Bonggol jagung telah menjadi mesin uang Eddie. Dia kembali mencari
peluang dari bahan baku lain.
Dengan kemauan,
apapun bisa disulap menjadi uang. Ini yang dilakukan oleh Edie Juandie.
Eksperimennya menjadikan bonggol jagung menjadi kerajinan yang bernilai tinggi.
Hobi membuat
kerajinan dilakoni Edie sejak kuliah di Bandung. Namun, menjalani bisnis tersebut
secara serius baru dilakoninya akhir-akhir ini. Sebelumnya, selama 16 tahun,
Edie sibuk menjadi pegawai kantoran. Tahun 1983 hingga 1998 ia bergabung pada
Grup Bakrie. Sambari bekerja, tahun 1995 ia membangun perusahaan. "Tahun
90-an saya sudah memiliki wartel dan punya karyawan hampir 100 orang,"
kisahnya.
Sayangnya,
bisnisnya mengempis dan dia terpaksa menjual asetnya sedikit demi sedikit.

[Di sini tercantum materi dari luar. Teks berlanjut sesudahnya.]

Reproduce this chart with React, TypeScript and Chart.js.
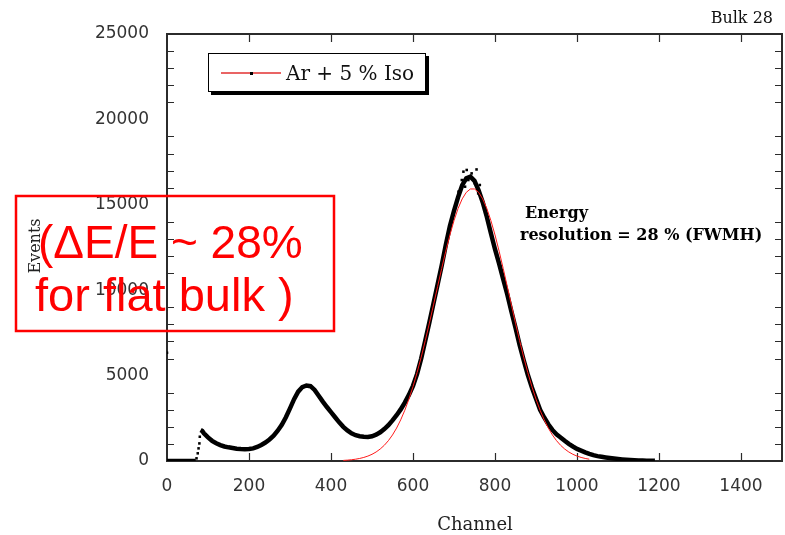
import React, { useEffect, useRef } from "react";
import { Chart, registerables } from "chart.js";

Chart.register(...registerables);

// ---- data ----
const xTickValues = [0, 200, 400, 600, 800, 1000, 1200, 1400];
const yTickValues = [0, 5000, 10000, 15000, 20000, 25000];

// measured spectrum (black points); null marks the break at the threshold jump
const channels = [
  0, 10, 20, 30, 40, 50, 60, 70, 76, 82, 86, 90, 100, 110, 120, 130, 140, 150, 160, 170, 180, 190,
  200, 210, 220, 230, 240, 250, 260, 270, 280, 290, 300, 310, 320, 330, 340, 350, 360, 370, 380, 390,
  400, 410, 420, 430, 440, 450, 460, 470, 480, 490, 500, 510, 520, 530, 540, 550, 560, 570, 580, 590,
  600, 610, 620, 630, 640, 650, 660, 670, 680, 690, 700, 710, 720, 730, 740, 750, 760, 770, 780, 790,
  800, 810, 820, 830, 840, 850, 860, 870, 880, 890, 900, 910, 920, 930, 940, 950, 960, 970, 980, 990,
  1000, 1010, 1020, 1030, 1040, 1050, 1060, 1070, 1080, 1090, 1100, 1110, 1120, 1130, 1140, 1150,
  1160, 1170, 1180, 1190,
];
const events = [
  0, 0, 0, 0, 0, 0, 0, 0, null, 1815, 1760, 1620, 1380, 1180, 1040, 930, 850, 800, 760, 720, 700, 690,
  700, 740, 820, 940, 1080, 1260, 1480, 1770, 2120, 2560, 3080, 3620, 4060, 4330, 4420, 4380, 4160, 3820, 3480, 3160,
  2860, 2560, 2260, 2000, 1790, 1620, 1510, 1450, 1420, 1410, 1450, 1540, 1680, 1870, 2100, 2380, 2680, 3020, 3420, 3870,
  4400, 5100, 6000, 7050, 8120, 9230, 10330, 11450, 12650, 13750, 14650, 15450, 16150, 16550, 16650, 16400, 15850, 15150, 14300, 13330,
  12400, 11550, 10650, 9750, 8750, 7800, 6800, 5900, 5050, 4300, 3650, 3000, 2550, 2150, 1820, 1560, 1380, 1180, 1000, 850,
  710, 610, 510, 420, 340, 285, 245, 210, 180, 150, 120, 95, 75, 58, 45, 35,
  28, 20, 15, 10,
];

// isolated points: threshold rise, scatter at the peak top, stray point on the axis
const dotChannels = [72, 75, 77, 79, 80, 711, 719, 723, 727, 731, 735, 743, 751, 755, 759, 763, 0];
const dotEvents = [156, 450, 740, 1030, 1420, 15770, 16450, 16940, 16060, 17040, 16450, 16840, 16260, 17070, 15670, 16160, 6340];

// Gaussian fit (red line)
const fitChannels = [
  430, 440, 450, 460, 470, 480, 490, 500, 510, 520, 530, 540, 550, 560, 570, 580, 590, 600, 610, 620,
  630, 640, 650, 660, 670, 680, 690, 700, 710, 720, 730, 740, 750, 760, 770, 780, 790, 800, 810, 820,
  830, 840, 850, 860, 870, 880, 890, 900, 910, 920, 930, 940, 950, 960, 970, 980, 990, 1000, 1010, 1020, 1030,
];
const fitEvents = [
  35, 51, 74, 106, 150, 209, 288, 392, 527, 701, 920, 1192, 1526, 1928, 2409, 2970, 3621, 4356, 5179, 6080,
  7050, 8075, 9138, 10211, 11272, 12288, 13234, 14076, 14789, 15346, 15730, 15926, 15926, 15730, 15346, 14789, 14076, 13234, 12288, 11272,
  10211, 9138, 8075, 7050, 6080, 5179, 4356, 3621, 2970, 2409, 1928, 1526, 1192, 920, 701, 527, 392, 288, 209, 150, 106,
];

const legendLabel = "Ar + 5 % Iso";
const cornerLabel = "Bulk 28";
const xTitle = "Channel";
const yTitle = "Events";
const noteLine1 = "Energy";
const noteLine2 = "resolution = 28 % (FWMH)";
const boxLine1 = "(\u0394E/E ~ 28%";
const boxLine2 = "for flat bulk )";

const toPoints = (xs: number[], ys: (number | null)[]) => xs.map((x, i) => ({ x, y: ys[i] }));

const decorPlugin = {
  id: "decor",
  beforeDatasetsDraw(chart: any) {
    const { ctx, chartArea: a, scales } = chart;
    const xs = scales.x;
    const ys = scales.y;
    ctx.save();
    ctx.strokeStyle = "#2b2b2b";
    ctx.lineWidth = 2;
    ctx.strokeRect(a.left, a.top, a.right - a.left, a.bottom - a.top);
    ctx.lineWidth = 1.2;
    ctx.beginPath();
    for (let v = 1000; v < 25000; v += 1000) {
      if (v % 5000 === 0) continue;
      const y = Math.round(ys.getPixelForValue(v)) + 0.5;
      ctx.moveTo(a.left, y);
      ctx.lineTo(a.left + 7, y);
      ctx.moveTo(a.right, y);
      ctx.lineTo(a.right - 7, y);
    }
    for (const v of xTickValues) {
      if (v === 0) continue;
      const x = Math.round(xs.getPixelForValue(v)) + 0.5;
      ctx.moveTo(x, a.bottom);
      ctx.lineTo(x, a.bottom - 8);
      ctx.moveTo(x, a.top);
      ctx.lineTo(x, a.top + 8);
    }
    ctx.stroke();
    ctx.restore();
  },
  afterDraw(chart: any) {
    const { ctx } = chart;
    ctx.save();
    // legend box with shadow
    ctx.fillStyle = "#000";
    ctx.fillRect(211, 56, 218, 39);
    ctx.fillStyle = "#fff";
    ctx.fillRect(208, 53, 218, 39);
    ctx.strokeStyle = "#000";
    ctx.lineWidth = 1;
    ctx.strokeRect(208.5, 53.5, 217, 38);
    ctx.strokeStyle = "#e23030";
    ctx.lineWidth = 1.5;
    ctx.beginPath();
    ctx.moveTo(221, 73);
    ctx.lineTo(281, 73);
    ctx.stroke();
    ctx.fillStyle = "#000";
    ctx.fillRect(250, 72, 3, 3);
    ctx.fillStyle = "#111";
    ctx.font = "20px 'DejaVu Serif'";
    ctx.textBaseline = "alphabetic";
    ctx.textAlign = "left";
    ctx.fillText(legendLabel, 286, 80);

    // corner label
    ctx.font = "16px 'DejaVu Serif'";
    ctx.textAlign = "right";
    ctx.fillText(cornerLabel, 773, 23);

    // x title
    ctx.textAlign = "center";
    ctx.font = "18px 'DejaVu Serif'";
    ctx.fillStyle = "#222";
    ctx.fillText(xTitle, 475, 530);

    // y title rotated
    ctx.save();
    ctx.translate(40, 246);
    ctx.rotate(-Math.PI / 2);
    ctx.font = "16px 'DejaVu Serif'";
    ctx.textAlign = "center";
    ctx.fillText(yTitle, 0, 0);
    ctx.restore();

    // energy resolution note
    ctx.fillStyle = "#000";
    ctx.textAlign = "left";
    ctx.font = "bold 16px 'DejaVu Serif'";
    ctx.fillText(noteLine1, 525, 218);
    ctx.fillText(noteLine2, 520, 240);

    // red overlay box
    ctx.strokeStyle = "#ff0000";
    ctx.lineWidth = 2.5;
    ctx.strokeRect(16, 196, 318, 135);
    ctx.fillStyle = "#ff0000";
    ctx.font = "46px 'Liberation Sans'";
    ctx.fillText(boxLine1, 38, 258);
    ctx.font = "47px 'Liberation Sans'";
    ctx.fillText(boxLine2, 35, 311);
    ctx.restore();
  },
};

export default function App() {
  const ref = useRef<HTMLCanvasElement | null>(null);

  useEffect(() => {
    if (!ref.current) return;
    const chart = new Chart(ref.current, {
      type: "scatter",
      data: {
        datasets: [
          {
            label: "fit",
            data: toPoints(fitChannels, fitEvents),
            showLine: true,
            borderColor: "#ff1a1a",
            borderWidth: 1,
            pointRadius: 0,
            order: 0,
          },
          {
            label: legendLabel,
            data: toPoints(channels, events),
            showLine: true,
            spanGaps: false,
            borderColor: "#000",
            backgroundColor: "#000",
            borderWidth: 4.5,
            pointRadius: 0,
            order: 1,
          },
          {
            label: "dots",
            data: toPoints(dotChannels, dotEvents),
            borderColor: "#000",
            backgroundColor: "#000",
            pointRadius: 1.8,
            pointStyle: "rect",
            borderWidth: 0,
            order: 2,
          },
        ],
      },
      options: {
        animation: false,
        responsive: false,
        devicePixelRatio: 1,
        layout: { autoPadding: false, padding: { top: 34, right: 3, left: 0, bottom: 0 } },
        plugins: { legend: { display: false }, tooltip: { enabled: false } },
        scales: {
          x: {
            type: "linear",
            min: 0,
            max: 1500,
            grid: { display: false, drawTicks: false },
            border: { display: false },
            afterBuildTicks: (s: any) => {
              s.ticks = xTickValues.map((v) => ({ value: v }));
            },
            afterFit: (s: any) => {
              s.height = 74;
              s.paddingLeft = 0;
              s.paddingRight = 0;
            },
            ticks: {
              padding: 15,
              maxRotation: 0,
              autoSkip: false,
              color: "#333",
              font: { family: "'DejaVu Sans'", size: 17 },
              callback: (v: any) => String(v),
            },
          },
          y: {
            type: "linear",
            min: 0,
            max: 25000,
            grid: { display: false, drawTicks: false },
            border: { display: false },
            afterBuildTicks: (s: any) => {
              s.ticks = yTickValues.map((v) => ({ value: v }));
            },
            afterFit: (s: any) => {
              s.width = 167;
              s.paddingTop = 0;
              s.paddingBottom = 0;
            },
            ticks: {
              padding: 18,
              autoSkip: false,
              color: "#333",
              font: { family: "'DejaVu Sans'", size: 17 },
              callback: (v: any) => String(v),
            },
          },
        },
      },
      plugins: [decorPlugin],
    });
    return () => chart.destroy();
  }, []);

  return (
    <div style={{ position: "fixed", left: 0, top: 0, width: 785, height: 535, background: "#fff" }}>
      <canvas ref={ref} width={785} height={535} style={{ display: "block", width: 785, height: 535 }} />
    </div>
  );
}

Dana
yang terkumpul ia gunakan untuk membuka workshop furniture kid, yakni berbagai
interior anak. Hasilnya lumayan, bahkan Edie bisa mengekspor produknya hingga
ke Itali dan Australia.
Belum genap dua
tahun, bom Bali I memporak-porandakan usahanya. "Semuanya habis,
buyer-buyer saya pun tewas menjadi korban. Ratusan juta dana yang harusnya saya
dapatkan melayang begitu saja," kenang dia.
Edie bahkan sepat
stroke. Namun semangat terus ditiupkan oleh istri dan keempat anaknya. Di awal
2003, Edie memutuskan untuk pulang ke Bogor dan memulai usaha membuat
kaligrafi, karpet, dan interior rumah lainnya berbahan dasar kayu.
Setahun kemudian,
dia beranjak ke dunia organik industri kreatif yang tak disengajanya. Suatu
hari, dia bersama teman-teman kuliahnya makan jagung di Lembang. Setelah
melahap habis jagung bakarnya, Edie kemudian mengamati bonggol yang masih
digenggamnya. "Dari situ saya terpikir untuk berkesperimen menghasilkan
peluang baru," tuturnya bersemangat.
Dua malam ia
memikirkan mau dijadikan apa bonggol tersebut. Tanpa perlu mengeluarkan rupiah
untuk bahan baku, Ia pun mulai membuat lampu meja sederhana dari
bonggol-bonggol jagung yang dikeringkan.
Sambil terus
bereksperimen, Edie melakukan uji pasar. Beberapa tahun dia hanya rutin
mengikuti pameran tanpa menjual produknya. Sambil meneruskan eksperimen, Edie
iseng-iseng menghampiri kantor Bank BNI di kota Bogor, untuk menanyakan
informasi mengenai pinjaman UKM.
Gayung bersambut.
Usaha yang bernama Natural Handicraft Ethnic memperoleh pinjaman Rp 15 juta
plus diikutsertakan dalam pelbagai pameran di dalam dan luar negeri. Dari
pameran ke pameran, produknya mulai dikenal.
Setelah berhasil
dengan bonggol jagung, Edie mulai mencari bahan baku lain. "Saya akan coba
bereksperimen dengan batang pohon singkong," bisiknya.